### Data excerpt
— Begin —
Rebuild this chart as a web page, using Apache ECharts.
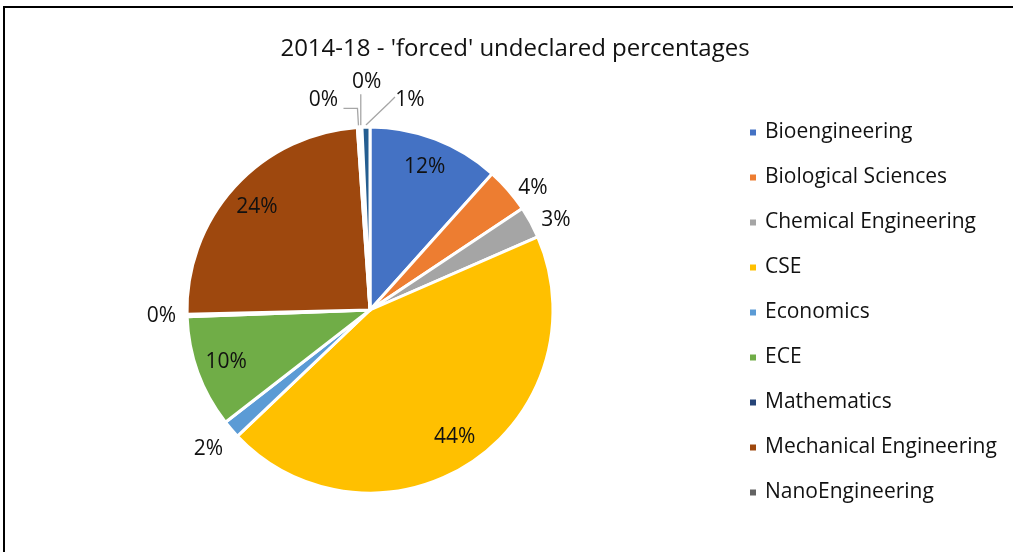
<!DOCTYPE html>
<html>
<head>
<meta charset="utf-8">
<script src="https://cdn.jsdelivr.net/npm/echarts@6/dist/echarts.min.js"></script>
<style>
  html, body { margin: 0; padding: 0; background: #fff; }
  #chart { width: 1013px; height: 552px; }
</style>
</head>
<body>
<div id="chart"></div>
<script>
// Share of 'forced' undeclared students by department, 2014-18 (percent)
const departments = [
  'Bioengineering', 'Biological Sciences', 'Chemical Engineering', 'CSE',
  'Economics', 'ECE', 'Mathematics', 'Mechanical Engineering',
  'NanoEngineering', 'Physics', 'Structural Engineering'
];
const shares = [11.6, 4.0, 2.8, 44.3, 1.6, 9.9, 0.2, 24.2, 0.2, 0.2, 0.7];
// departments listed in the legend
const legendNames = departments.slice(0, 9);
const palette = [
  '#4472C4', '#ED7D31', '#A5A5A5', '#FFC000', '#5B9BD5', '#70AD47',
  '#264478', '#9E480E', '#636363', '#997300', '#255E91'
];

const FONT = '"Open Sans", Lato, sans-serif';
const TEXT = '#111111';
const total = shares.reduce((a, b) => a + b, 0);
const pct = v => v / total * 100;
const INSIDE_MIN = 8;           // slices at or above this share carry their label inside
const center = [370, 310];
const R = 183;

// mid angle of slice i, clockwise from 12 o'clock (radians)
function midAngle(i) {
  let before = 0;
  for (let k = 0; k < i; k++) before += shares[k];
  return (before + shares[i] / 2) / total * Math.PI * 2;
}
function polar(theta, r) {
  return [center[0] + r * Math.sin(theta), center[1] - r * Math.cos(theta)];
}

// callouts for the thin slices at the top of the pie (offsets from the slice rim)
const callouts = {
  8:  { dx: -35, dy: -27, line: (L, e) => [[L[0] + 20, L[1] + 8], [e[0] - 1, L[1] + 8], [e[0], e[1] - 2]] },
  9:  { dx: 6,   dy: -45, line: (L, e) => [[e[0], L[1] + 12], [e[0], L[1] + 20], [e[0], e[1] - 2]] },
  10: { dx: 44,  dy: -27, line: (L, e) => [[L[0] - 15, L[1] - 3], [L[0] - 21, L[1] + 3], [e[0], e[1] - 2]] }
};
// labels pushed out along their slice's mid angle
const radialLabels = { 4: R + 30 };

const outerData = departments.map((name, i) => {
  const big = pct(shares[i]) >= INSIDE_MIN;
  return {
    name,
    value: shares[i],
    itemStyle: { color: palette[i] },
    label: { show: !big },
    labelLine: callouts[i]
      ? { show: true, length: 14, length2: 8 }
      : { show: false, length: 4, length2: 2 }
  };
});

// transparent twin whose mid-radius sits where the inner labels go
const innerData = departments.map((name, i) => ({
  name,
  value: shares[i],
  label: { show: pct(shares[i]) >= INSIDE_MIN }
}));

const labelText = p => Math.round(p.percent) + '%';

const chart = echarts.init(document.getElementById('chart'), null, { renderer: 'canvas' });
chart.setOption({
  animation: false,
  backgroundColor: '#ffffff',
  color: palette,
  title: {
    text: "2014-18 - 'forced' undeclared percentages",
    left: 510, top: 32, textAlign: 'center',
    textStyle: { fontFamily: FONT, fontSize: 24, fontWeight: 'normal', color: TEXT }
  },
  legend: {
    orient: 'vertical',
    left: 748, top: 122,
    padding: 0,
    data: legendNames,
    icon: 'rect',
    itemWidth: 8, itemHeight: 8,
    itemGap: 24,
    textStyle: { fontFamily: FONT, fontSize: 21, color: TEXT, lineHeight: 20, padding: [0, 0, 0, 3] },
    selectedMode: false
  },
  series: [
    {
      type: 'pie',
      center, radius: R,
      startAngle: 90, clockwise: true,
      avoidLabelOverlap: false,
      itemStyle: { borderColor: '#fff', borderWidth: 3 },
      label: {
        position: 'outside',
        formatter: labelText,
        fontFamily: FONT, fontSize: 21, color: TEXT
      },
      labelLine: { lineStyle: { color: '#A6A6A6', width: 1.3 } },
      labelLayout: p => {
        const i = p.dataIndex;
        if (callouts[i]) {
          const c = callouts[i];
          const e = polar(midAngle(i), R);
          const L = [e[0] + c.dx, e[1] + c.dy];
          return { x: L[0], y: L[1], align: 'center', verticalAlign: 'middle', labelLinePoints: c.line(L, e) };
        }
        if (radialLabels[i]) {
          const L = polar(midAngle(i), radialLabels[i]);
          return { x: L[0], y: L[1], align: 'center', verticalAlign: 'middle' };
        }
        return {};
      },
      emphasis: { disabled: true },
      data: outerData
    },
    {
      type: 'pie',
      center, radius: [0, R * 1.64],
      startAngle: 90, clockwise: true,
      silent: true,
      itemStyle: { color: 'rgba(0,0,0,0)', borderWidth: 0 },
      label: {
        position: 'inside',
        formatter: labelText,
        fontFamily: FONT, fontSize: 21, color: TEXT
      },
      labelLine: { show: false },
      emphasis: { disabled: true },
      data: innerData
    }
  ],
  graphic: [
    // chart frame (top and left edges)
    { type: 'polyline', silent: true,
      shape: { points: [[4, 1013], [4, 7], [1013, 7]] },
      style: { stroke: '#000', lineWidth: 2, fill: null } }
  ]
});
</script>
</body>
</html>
— End —
### Problem
Identify which lines contain the word "this" and copy each one.

### Written answer
Rebuild this chart as a web page, using Apache ECharts.
const INSIDE_MIN = 8;           // slices at or above this share carry their label inside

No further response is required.